- **Stated problem**
Return only the lines from the top of the data down to the one that holds "nan = np.nan", both included, without any pictures.

- **Stored data**
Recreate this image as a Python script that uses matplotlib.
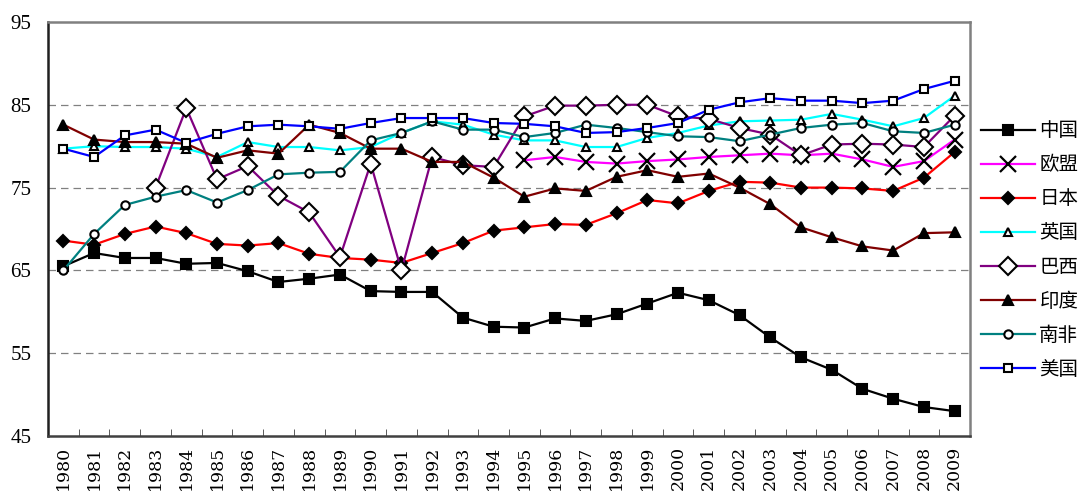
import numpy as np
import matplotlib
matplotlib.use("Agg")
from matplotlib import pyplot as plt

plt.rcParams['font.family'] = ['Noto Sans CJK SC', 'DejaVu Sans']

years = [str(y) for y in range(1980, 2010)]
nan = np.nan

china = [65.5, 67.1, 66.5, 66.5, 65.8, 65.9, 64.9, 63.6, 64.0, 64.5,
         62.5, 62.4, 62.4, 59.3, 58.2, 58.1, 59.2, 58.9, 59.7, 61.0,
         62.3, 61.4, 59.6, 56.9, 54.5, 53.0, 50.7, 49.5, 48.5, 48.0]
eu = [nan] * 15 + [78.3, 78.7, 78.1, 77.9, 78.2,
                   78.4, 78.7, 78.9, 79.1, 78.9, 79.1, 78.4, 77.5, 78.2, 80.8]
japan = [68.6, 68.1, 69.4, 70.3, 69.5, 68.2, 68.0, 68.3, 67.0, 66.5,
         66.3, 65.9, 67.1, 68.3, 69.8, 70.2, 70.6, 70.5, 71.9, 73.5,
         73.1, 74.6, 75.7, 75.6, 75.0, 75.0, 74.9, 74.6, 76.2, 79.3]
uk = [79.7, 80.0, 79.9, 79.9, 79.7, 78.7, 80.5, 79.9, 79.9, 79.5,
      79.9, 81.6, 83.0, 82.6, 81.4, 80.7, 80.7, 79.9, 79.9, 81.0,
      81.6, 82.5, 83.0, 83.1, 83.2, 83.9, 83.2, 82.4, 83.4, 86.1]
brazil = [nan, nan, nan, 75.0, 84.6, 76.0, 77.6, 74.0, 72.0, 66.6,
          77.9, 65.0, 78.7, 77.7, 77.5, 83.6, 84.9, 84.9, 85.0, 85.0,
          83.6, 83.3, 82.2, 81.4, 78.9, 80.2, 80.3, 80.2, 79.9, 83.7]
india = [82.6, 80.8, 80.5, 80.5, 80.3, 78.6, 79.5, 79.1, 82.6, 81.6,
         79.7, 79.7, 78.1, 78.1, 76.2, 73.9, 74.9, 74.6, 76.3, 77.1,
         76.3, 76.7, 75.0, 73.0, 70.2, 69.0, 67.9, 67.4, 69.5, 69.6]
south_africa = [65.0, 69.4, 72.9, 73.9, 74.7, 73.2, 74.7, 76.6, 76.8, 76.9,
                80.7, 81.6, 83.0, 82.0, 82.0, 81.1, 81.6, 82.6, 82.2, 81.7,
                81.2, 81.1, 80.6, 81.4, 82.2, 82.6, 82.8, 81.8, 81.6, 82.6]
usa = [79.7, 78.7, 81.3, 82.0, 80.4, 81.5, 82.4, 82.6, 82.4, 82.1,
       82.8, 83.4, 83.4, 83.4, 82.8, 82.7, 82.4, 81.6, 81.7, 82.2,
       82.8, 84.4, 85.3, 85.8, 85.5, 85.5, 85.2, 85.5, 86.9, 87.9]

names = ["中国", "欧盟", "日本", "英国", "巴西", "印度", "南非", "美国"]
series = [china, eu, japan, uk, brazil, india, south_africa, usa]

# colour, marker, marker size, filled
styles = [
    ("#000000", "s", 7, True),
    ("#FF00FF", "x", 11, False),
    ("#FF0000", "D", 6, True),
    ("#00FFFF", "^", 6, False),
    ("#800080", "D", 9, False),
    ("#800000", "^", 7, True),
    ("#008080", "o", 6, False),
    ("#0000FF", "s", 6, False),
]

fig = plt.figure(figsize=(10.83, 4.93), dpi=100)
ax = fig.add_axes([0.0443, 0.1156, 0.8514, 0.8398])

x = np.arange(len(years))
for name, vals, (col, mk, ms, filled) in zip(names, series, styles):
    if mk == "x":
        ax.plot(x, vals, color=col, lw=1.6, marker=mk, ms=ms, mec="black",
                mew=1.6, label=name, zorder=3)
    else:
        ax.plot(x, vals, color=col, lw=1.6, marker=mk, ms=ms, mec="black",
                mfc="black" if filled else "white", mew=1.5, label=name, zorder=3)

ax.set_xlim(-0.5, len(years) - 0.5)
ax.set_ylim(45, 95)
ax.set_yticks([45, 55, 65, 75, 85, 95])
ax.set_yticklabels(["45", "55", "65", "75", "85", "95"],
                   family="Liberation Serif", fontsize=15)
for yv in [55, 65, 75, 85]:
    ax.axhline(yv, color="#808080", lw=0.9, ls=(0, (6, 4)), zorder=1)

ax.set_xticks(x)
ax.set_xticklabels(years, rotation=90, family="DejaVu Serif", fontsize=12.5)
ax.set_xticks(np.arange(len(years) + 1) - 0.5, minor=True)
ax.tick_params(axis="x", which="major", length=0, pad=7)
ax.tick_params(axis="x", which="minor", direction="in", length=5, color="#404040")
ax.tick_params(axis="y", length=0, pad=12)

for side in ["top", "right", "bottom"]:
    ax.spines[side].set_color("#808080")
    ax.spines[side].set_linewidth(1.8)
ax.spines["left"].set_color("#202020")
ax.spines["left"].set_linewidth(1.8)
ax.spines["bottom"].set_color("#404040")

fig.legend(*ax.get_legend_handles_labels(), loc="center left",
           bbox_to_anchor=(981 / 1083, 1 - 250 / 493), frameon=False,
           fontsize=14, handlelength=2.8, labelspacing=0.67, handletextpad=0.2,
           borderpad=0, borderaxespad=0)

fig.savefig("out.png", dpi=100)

- **Written answer**
Recreate this image as a Python script that uses matplotlib.
import numpy as np
import matplotlib
matplotlib.use("Agg")
from matplotlib import pyplot as plt

plt.rcParams['font.family'] = ['Noto Sans CJK SC', 'DejaVu Sans']

years = [str(y) for y in range(1980, 2010)]
nan = np.nan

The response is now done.